Воскресные кофепития с воспоминаниями нам с Ольгой Викторовной обоим скрашивали жизнь.
И еще одним существенным обретением я обязана ей. На других колоннах лагеря у нее было множество друзей. Минуя официальную почту, «через руки» они обменивались письмами и тем, что сочинялось и писалось в лагере. Я была потрясена. Творящее начало? Здесь? Оно неубиенно? Мне представлялось, что все разобщены, замурованы в отдельные клетки-колонны, только в свои несчастья. Оказывается, нет, между людьми существовала связь.
— Была бы счастлива, если бы вы встретились с Борисом Генриховичем Крейцером. Сейчас он находится на Сольвычегодской колонне. Умница. Прелестно рисует! — восклицала она.
Ольга Викторовна рекомендовала то одного своего друга, то другого.
— На Центральной колонне работает Лев Адольфович Финк. Талантливый, горячий человек.
Так же, как на «Светике» Петр Поликарпович «знакомил» меня с Тамарой Григорьевной Цулукидзе, Ольга Викторовна вводила в свой круг. Еще до встреч я уже многое знала об этих людях и благоговела перед ними.
— Найдете время прочесть рассказ моего друга Бориса Шустова? Я принесу вам. Называется «Рубль».
И Ольга Викторовна приносила. Я была смущена и счастлива.

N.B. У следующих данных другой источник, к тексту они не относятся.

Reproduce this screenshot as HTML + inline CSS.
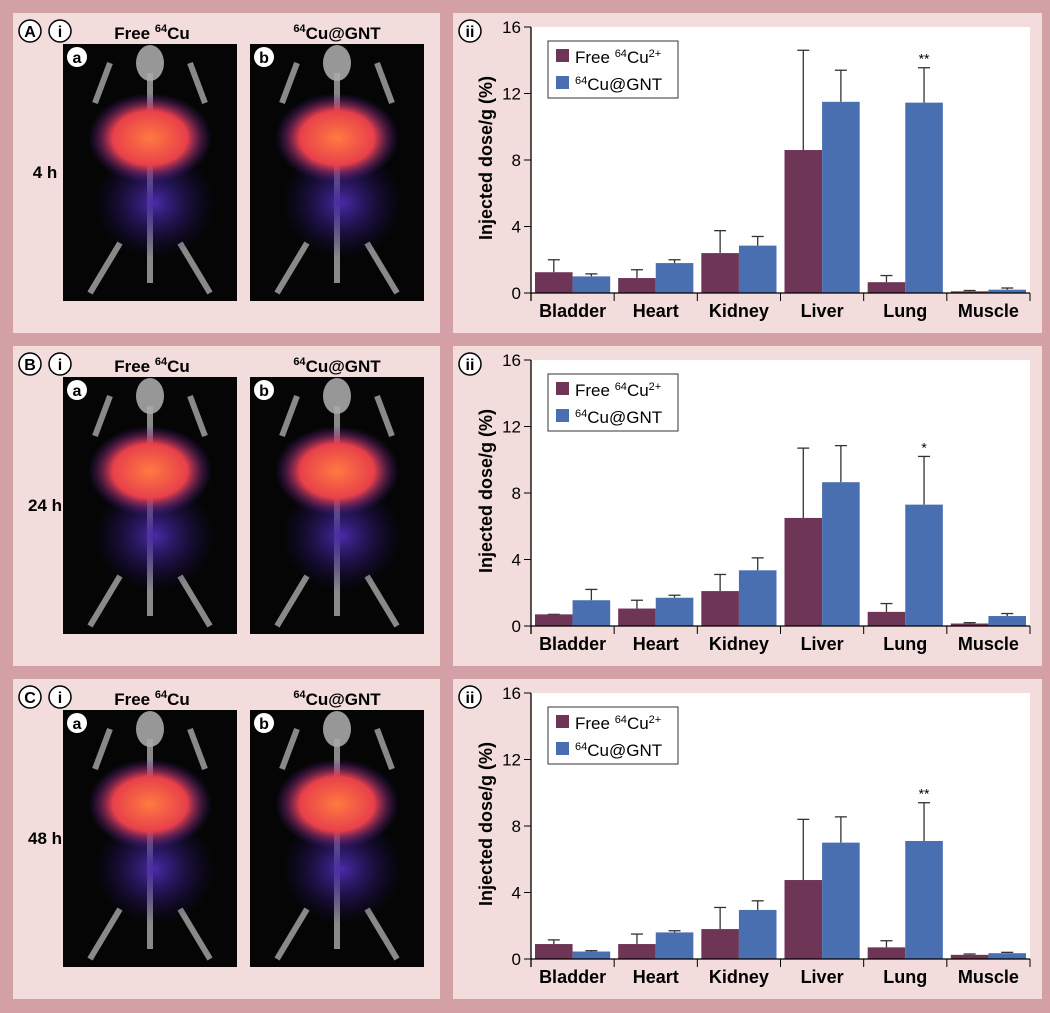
<!DOCTYPE html>
<html><head><meta charset="utf-8"><style>
body{margin:0;background:#d3a0a5;}
svg{display:block;font-family:"Liberation Sans",Arial,sans-serif;}
</style></head><body>
<svg id="s" width="1050" height="1013" viewBox="0 0 1050 1013">
<defs>
<radialGradient id="org" cx="50%" cy="50%" r="50%"><stop offset="0" stop-color="#ff7a40"/><stop offset="0.6" stop-color="#e8404a"/><stop offset="1" stop-color="#5020a0" stop-opacity="0"/></radialGradient>
<radialGradient id="pur" cx="50%" cy="50%" r="50%"><stop offset="0" stop-color="#4a2aa8"/><stop offset="1" stop-color="#201060" stop-opacity="0"/></radialGradient>
</defs>
</svg>
<script>
const categories=["Bladder","Heart","Kidney","Liver","Lung","Muscle"];
const rowLabels=["A","B","C"];
const timeLabels=["4 h","24 h","48 h"];
const yTicks=[0,4,8,12,16];
const freeA=[1.25,0.9,2.4,8.6,0.65,0.1], freeAErr=[2.0,1.4,3.75,14.6,1.05,0.15];
const gntA=[1.0,1.8,2.85,11.5,11.45,0.2], gntAErr=[1.15,2.0,3.4,13.4,13.55,0.3];
const freeB=[0.7,1.05,2.1,6.5,0.85,0.15], freeBErr=[0.7,1.55,3.1,10.7,1.35,0.2];
const gntB=[1.55,1.7,3.35,8.65,7.3,0.6], gntBErr=[2.2,1.85,4.1,10.85,10.2,0.75];
const freeC=[0.9,0.9,1.8,4.75,0.7,0.25], freeCErr=[1.15,1.5,3.1,8.4,1.1,0.3];
const gntC=[0.45,1.6,2.95,7.0,7.1,0.35], gntCErr=[0.5,1.7,3.5,8.55,9.4,0.4];
const stars=["**","*","**"];
const rows=[[freeA,freeAErr,gntA,gntAErr],[freeB,freeBErr,gntB,gntBErr],[freeC,freeCErr,gntC,gntCErr]];
const tops=[13,346,679];
const s=document.getElementById('s');
const NS='http://www.w3.org/2000/svg';
function E(t,a,p,txt){const e=document.createElementNS(NS,t);for(const k in a)e.setAttribute(k,a[k]);if(txt!==undefined)e.textContent=txt;(p||s).appendChild(e);return e;}
const X0=531,X1=1030,cw=(X1-X0)/6;
rows.forEach((r,ri)=>{
 const T=tops[ri];
 const g=E('g',{});
 
 
 const lp=E('rect',{x:13,y:T,width:427,height:320,fill:'#f2dcdc'},g);
 
 const rp=E('rect',{x:453,y:T,width:589,height:320,fill:'#f2dcdc'},g);
 
 [[30,rowLabels[ri]],[60,'i'],[470,'ii']].forEach(([cx,t])=>{
  E('circle',{cx:cx,cy:T+18,r:11,fill:'#fff',stroke:'#000','stroke-width':1.5},g);
  const tt=E('text',{x:cx,y:T+24,'text-anchor':'middle','font-size':16,'font-weight':'bold'},g,t);
  
 });
 const t1=E('text',{x:152,y:T+26,'text-anchor':'middle','font-size':17,'font-weight':'bold'},g);
 t1.innerHTML='Free <tspan font-size="11" dy="-7">64</tspan><tspan dy="7">Cu</tspan>';
 
 const t2=E('text',{x:337,y:T+26,'text-anchor':'middle','font-size':17,'font-weight':'bold'},g);
 t2.innerHTML='<tspan font-size="11" dy="-7">64</tspan><tspan dy="7">Cu@GNT</tspan>';
 
 const tl=E('text',{x:45,y:T+165,'text-anchor':'middle','font-size':17,'font-weight':'bold'},g,timeLabels[ri]);
 
 [[63,'a'],[250,'b']].forEach(([ix,lab],k)=>{
  const im=E('g',{},g);
  
  E('rect',{x:ix,y:T+31,width:174,height:257,fill:'#050505'},im);
  const cx=ix+87;
  E('ellipse',{cx:cx,cy:T+50,rx:14,ry:18,fill:'#bbb',opacity:0.8},im);
  E('path',{d:`M${cx-40} ${T+50} L${cx-55} ${T+90} M${cx+40} ${T+50} L${cx+55} ${T+90} M${cx} ${T+60} L${cx} ${T+270} M${cx-30} ${T+230} L${cx-60} ${T+280} M${cx+30} ${T+230} L${cx+60} ${T+280}`,stroke:'#aaa','stroke-width':6,fill:'none',opacity:0.8},im);
  E('ellipse',{cx:cx+5,cy:T+190,rx:60,ry:55,fill:'url(#pur)'},im);
  E('ellipse',{cx:cx,cy:T+125,rx:62,ry:45,fill:'url(#org)'},im);
  E('circle',{cx:ix+14,cy:T+44,r:10,fill:'#fff'},im);
  E('text',{x:ix+14,y:T+50,'text-anchor':'middle','font-size':16,'font-weight':'bold'},im,lab);
 });
 const yT=T+14,yB=T+280;
 const Y=v=>yB-(v/16)*(yB-yT);
 const pa=E('rect',{x:X0,y:yT,width:X1-X0,height:yB-yT,fill:'#fff'},g);
 
 const [f,fe,gn,ge]=r;
 const bw=(cw-8)/2;
 categories.forEach((c,i)=>{
  const bx=X0+i*cw+4;
  [[f,fe,'#6e3556',0],[gn,ge,'#4a6fb0',1]].forEach(([v,e,col,k])=>{
   const x=bx+k*bw,cx=x+bw/2;
   E('line',{x1:cx,x2:cx,y1:Y(v[i]),y2:Y(e[i]),stroke:'#333','stroke-width':1.3},g);
   E('line',{x1:cx-6,x2:cx+6,y1:Y(e[i]),y2:Y(e[i]),stroke:'#333','stroke-width':1.3},g);
   const b=E('rect',{x:x,y:Y(v[i]),width:bw,height:yB-Y(v[i]),fill:col},g);
   
   
  });
  const cl=E('text',{x:X0+(i+0.5)*cw,y:yB+24,'text-anchor':'middle','font-size':18,'font-weight':'bold'},g,c);
  
  E('line',{x1:X0+(i+1)*cw,x2:X0+(i+1)*cw,y1:yB,y2:yB+8,stroke:'#000'},g);
 });
 const st=E('text',{x:X0+4*cw+4+bw*1.5,y:Y(ge[4])-4,'text-anchor':'middle','font-size':14},g,stars[ri]);
 
 E('line',{x1:X0,x2:X0,y1:yT,y2:yB+8,stroke:'#000','stroke-width':1.3},g);
 E('line',{x1:X0,x2:X1,y1:yB,y2:yB,stroke:'#000','stroke-width':1.3},g);
 yTicks.forEach(v=>{
  E('line',{x1:X0-7,x2:X0,y1:Y(v),y2:Y(v),stroke:'#000'},g);
  const yl=E('text',{x:X0-10,y:Y(v)+6,'text-anchor':'end','font-size':17},g,v);
  
 });
 const yt=E('text',{x:0,y:0,transform:`translate(492 ${(yT+yB)/2-2}) rotate(-90)`,'text-anchor':'middle','font-size':18,'font-weight':'bold'},g,'Injected dose/g (%)');
 
 const lg=E('g',{},g);
 
 E('rect',{x:548,y:T+28,width:130,height:57,fill:'#fff',stroke:'#333'},lg);
 E('rect',{x:556,y:T+36,width:13,height:13,fill:'#6e3556'},lg);
 E('rect',{x:556,y:T+63,width:13,height:13,fill:'#4a6fb0'},lg);
 const l1=E('text',{x:575,y:T+50,'font-size':17},lg);
 l1.innerHTML='Free <tspan font-size="11" dy="-6">64</tspan><tspan dy="6">Cu</tspan><tspan font-size="11" dy="-6">2+</tspan>';
 const l2=E('text',{x:575,y:T+77,'font-size':17},lg);
 l2.innerHTML='<tspan font-size="11" dy="-6">64</tspan><tspan dy="6">Cu@GNT</tspan>';
});
</script>
</body></html>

Так мне открылось, что на каких-то параллелях лагеря отвоевывает себе приют обособленная духовная стихия. Та самая, в предчувствии познания которой когда-то мне так жадно и властно хотелось жить.
Друзья Ольги Викторовны стали впоследствии и моими друзьями. Ее стремление объединить всех, кого она знала, сыграло в этом огромную роль.
— Вы читали «Очарованную душу» Ромена Роллана? — спросила она как-то.
И огорченно покачала головой на мое «не успела».
— Жаль, нет ее здесь у меня. И все-таки «дарю» ее вам. Это ваша книга!
Да, я долго-долго чувствовала себя необыкновенно счастливой, после того как прочла и перечла страницы этой книги. И по сей день этот подарок — во мне.